The Long Shadow. Clark Griffith. Princeton, 48s.

Griffith demonstrates that Emily Dickinson was a tragic poet. He draws our attention away from her better-known verses, whose facile optimism and empty grace he shows to be quite untypical of her best work. He concentrates instead on analyzing those poems which express her search for a Hidden God and her dread at the idea that the God for whom she searches may not exist. He reveals her to be, at one level, an ironist and, at another, a tragedian. The true Emily Dickinson was not the tinkling Transcendentalist, but the tragic poet, utterly discontented with the Transcendentalism with which she had been imbued.
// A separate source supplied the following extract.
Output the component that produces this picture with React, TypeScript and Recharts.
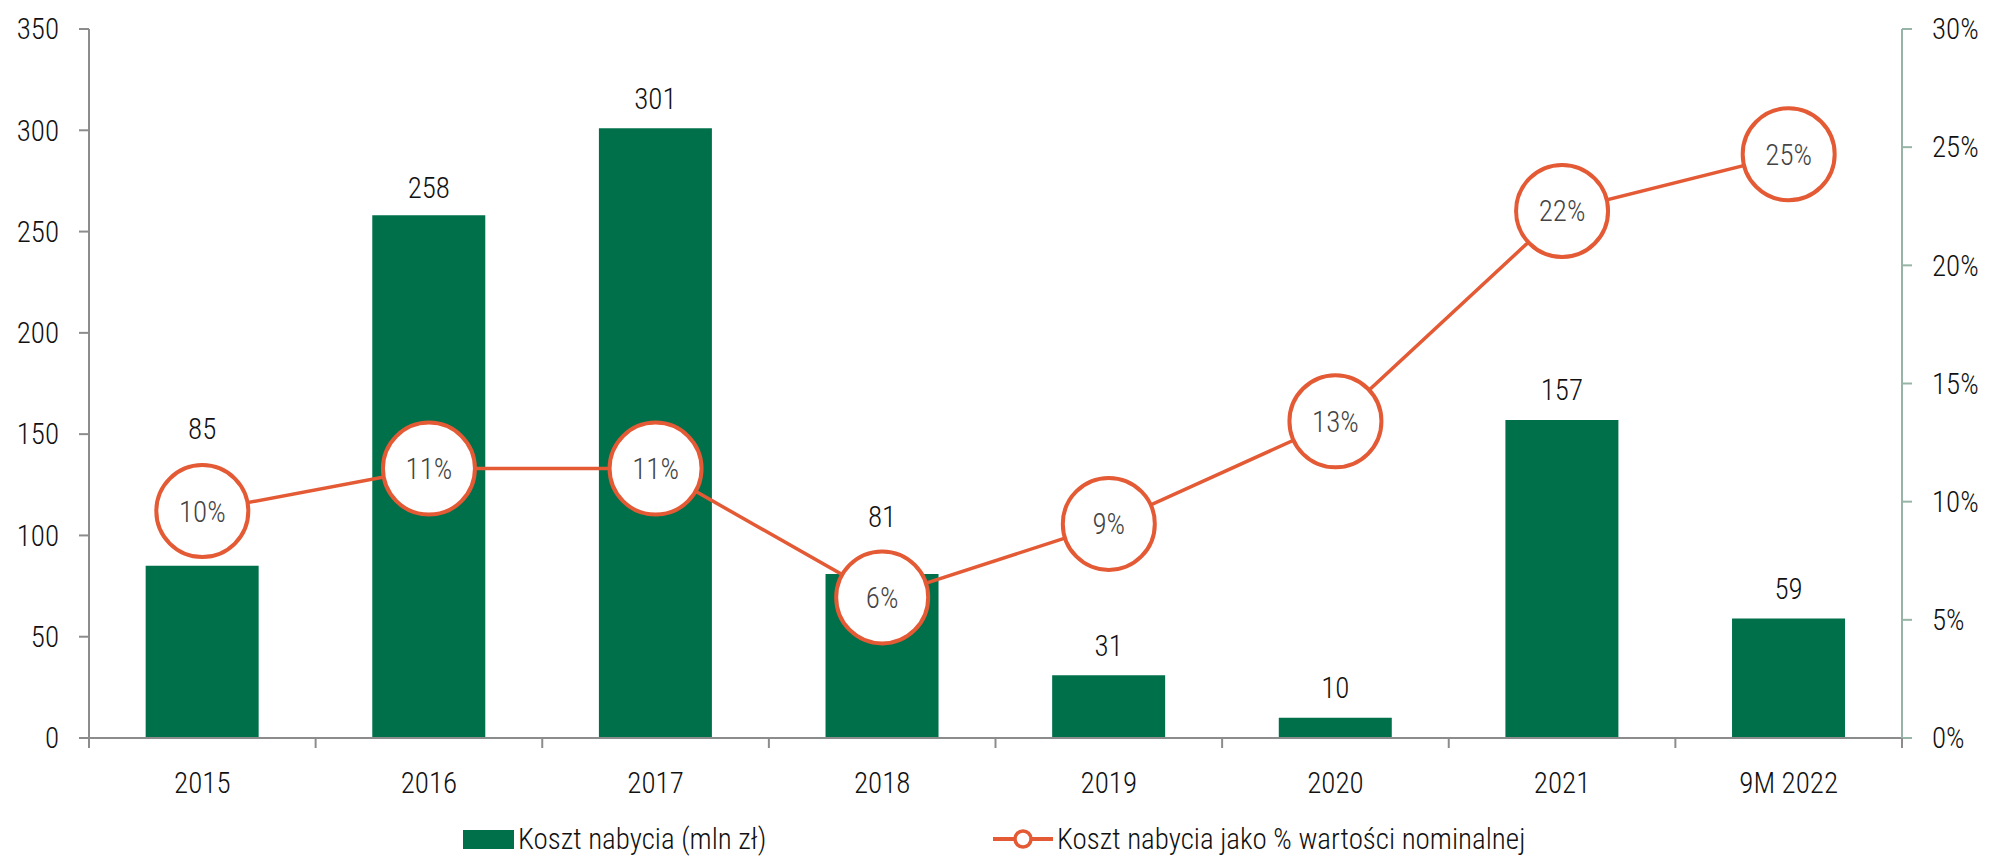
import { ComposedChart, Bar, Line, XAxis, YAxis, Legend, LabelList } from "recharts"

const years = ["2015", "2016", "2017", "2018", "2019", "2020", "2021", "9M 2022"]
const costMln = [85, 258, 301, 81, 31, 10, 157, 59]
const costPct = [9.6, 11.4, 11.4, 5.95, 9.06, 13.4, 22.3, 24.7]
const leftTicks = [0, 50, 100, 150, 200, 250, 300, 350]
const rightTicks = [0, 5, 10, 15, 20, 25, 30]
const costLabel = "Koszt nabycia (mln zł)"
const pctLabel = "Koszt nabycia jako % wartości nominalnej"

// how far above the bar top each value label sits (some are pushed up to clear the circles)
const labelLift = [137, 28, 30, 57, 30, 30, 30, 30]

const data = years.map((year, i) => ({ year, cost: costMln[i], pct: costPct[i] }))

const GREEN = "#00704a"
const ORANGE = "#e35a35"
const AXIS_GREY = "#8c8c8c"
const AXIS_GREEN = "#97b5a6"
const FONT = "'Liberation Sans Narrow', 'Roboto Condensed', 'DejaVu Sans Condensed', sans-serif"
const WEIGHT = 300

const PctDot = (props: any) => {
  const { cx, cy, payload, index } = props
  return (
    <g key={`dot-${index}`}>
      <circle cx={cx} cy={cy} r={46} fill="#fff" stroke={ORANGE} strokeWidth={4} />
      <text x={cx} y={cy} dy={10.5} textAnchor="middle" fontSize={29} fill="#444" fontFamily={FONT} fontWeight={WEIGHT}>
        {Math.round(payload.pct)}%
      </text>
    </g>
  )
}

const BarValueLabel = (props: any) => {
  const { x, y, width, value, index } = props
  return (
    <text x={x + width / 2} y={y - labelLift[index] + 10.5} textAnchor="middle" fontSize={29} fill="#111" fontFamily={FONT} fontWeight={WEIGHT}>
      {value}
    </text>
  )
}

const YearTick = (props: any) => {
  const { x, y, payload, index, visibleTicksCount } = props
  const half = payload.offset ?? 0
  return (
    <g>
      <line x1={x - half} x2={x - half} y1={y} y2={y + 10} stroke={AXIS_GREY} strokeWidth={2} />
      {index === visibleTicksCount - 1 && (
        <line x1={x + half} x2={x + half} y1={y} y2={y + 10} stroke={AXIS_GREY} strokeWidth={2} />
      )}
      <text x={x} y={y + 55} textAnchor="middle" fontSize={29} fill="#111" fontFamily={FONT} fontWeight={WEIGHT}>
        {payload.value}
      </text>
    </g>
  )
}

const LegendBox = () => (
  <div style={{ position: "relative", height: 49, fontFamily: FONT, fontWeight: WEIGHT, fontSize: 29, color: "#111" }}>
    <div style={{ position: "absolute", left: 463, top: 14, display: "flex", alignItems: "center" }}>
      <span style={{ display: "inline-block", width: 51, height: 19, background: GREEN, marginRight: 4 }} />
      <span>{costLabel}</span>
    </div>
    <div style={{ position: "absolute", left: 993, top: 14, display: "flex", alignItems: "center" }}>
      <svg width={60} height={24} style={{ marginRight: 4 }}>
        <line x1={0} x2={60} y1={12} y2={12} stroke={ORANGE} strokeWidth={4} />
        <circle cx={30} cy={12} r={8} fill="#fff" stroke={ORANGE} strokeWidth={3.5} />
      </svg>
      <span>{pctLabel}</span>
    </div>
  </div>
)

export default function App() {
  return (
    <div style={{ width: 1989, height: 857, background: "#fff" }}>
      <style>{`body { margin: 0; }`}</style>
      <ComposedChart
        width={1989}
        height={857}
        data={data}
        margin={{ top: 29, right: 0, bottom: 0, left: 0 }}
        barCategoryGap="25%"
        style={{ fontFamily: FONT }}
      >
        <XAxis
          dataKey="year"
          height={70}
          tickLine={false}
          tickSize={0}
          tickMargin={0}
          axisLine={{ stroke: AXIS_GREY, strokeWidth: 2 }}
          tick={<YearTick />}
          interval={0}
        />
        <YAxis
          yAxisId="left"
          width={89}
          domain={[0, 350]}
          ticks={leftTicks}
          tickSize={10}
          tickMargin={20}
          axisLine={{ stroke: AXIS_GREY, strokeWidth: 2 }}
          tickLine={{ stroke: AXIS_GREY, strokeWidth: 2 }}
          tick={{ fontSize: 29, fill: "#111", fontFamily: FONT, fontWeight: WEIGHT }}
        />
        <YAxis
          yAxisId="right"
          orientation="right"
          width={87}
          domain={[0, 30]}
          ticks={rightTicks}
          tickSize={10}
          tickMargin={20}
          tickFormatter={(v) => `${v}%`}
          axisLine={{ stroke: AXIS_GREEN, strokeWidth: 2 }}
          tickLine={{ stroke: AXIS_GREEN, strokeWidth: 2 }}
          tick={{ fontSize: 29, fill: "#111", fontFamily: FONT, fontWeight: WEIGHT }}
        />
        <Legend verticalAlign="bottom" height={49} content={<LegendBox />} />
        <Bar yAxisId="left" dataKey="cost" name={costLabel} fill={GREEN} isAnimationActive={false}>
          <LabelList dataKey="cost" content={<BarValueLabel />} />
        </Bar>
        <Line
          yAxisId="right"
          dataKey="pct"
          name={pctLabel}
          stroke={ORANGE}
          strokeWidth={3.5}
          dot={<PctDot />}
          activeDot={false}
          isAnimationActive={false}
        />
      </ComposedChart>
    </div>
  )
}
The connection between the concept of the Hidden God and tragedy is familiar to marxists from the work of Goldmann: Griffith echoes much of Goldmann’s critical achievement, but makes no attempt to relate Emily Dickinson to her class background or to the consciousness of her class. Had he done so, his work might well have been a classic critical text. He does seem aware of an insufficiency in his approach and tries to remedy this, rather shame-facedly, by some Freudian conjectures in an over-long coda to the book. It is a pity that it was this kind of incidental idea which he chose to develop: some of his other ideas—about time, for instance, or about the post-romantic notion of childhood—are much more interesting. But any work of criticisim which insists that a coherent world-view structures a poet’s work and demonstrates how the key ideas of this world-view determine the imagery and tempo of important single poems is very welcome—especially when the important poems have previously been neglected in favour of the easily assimilated. Griffith has restored to its true value, not only Emily Dickinson’s poetry, but also the labour of criticism. l.r.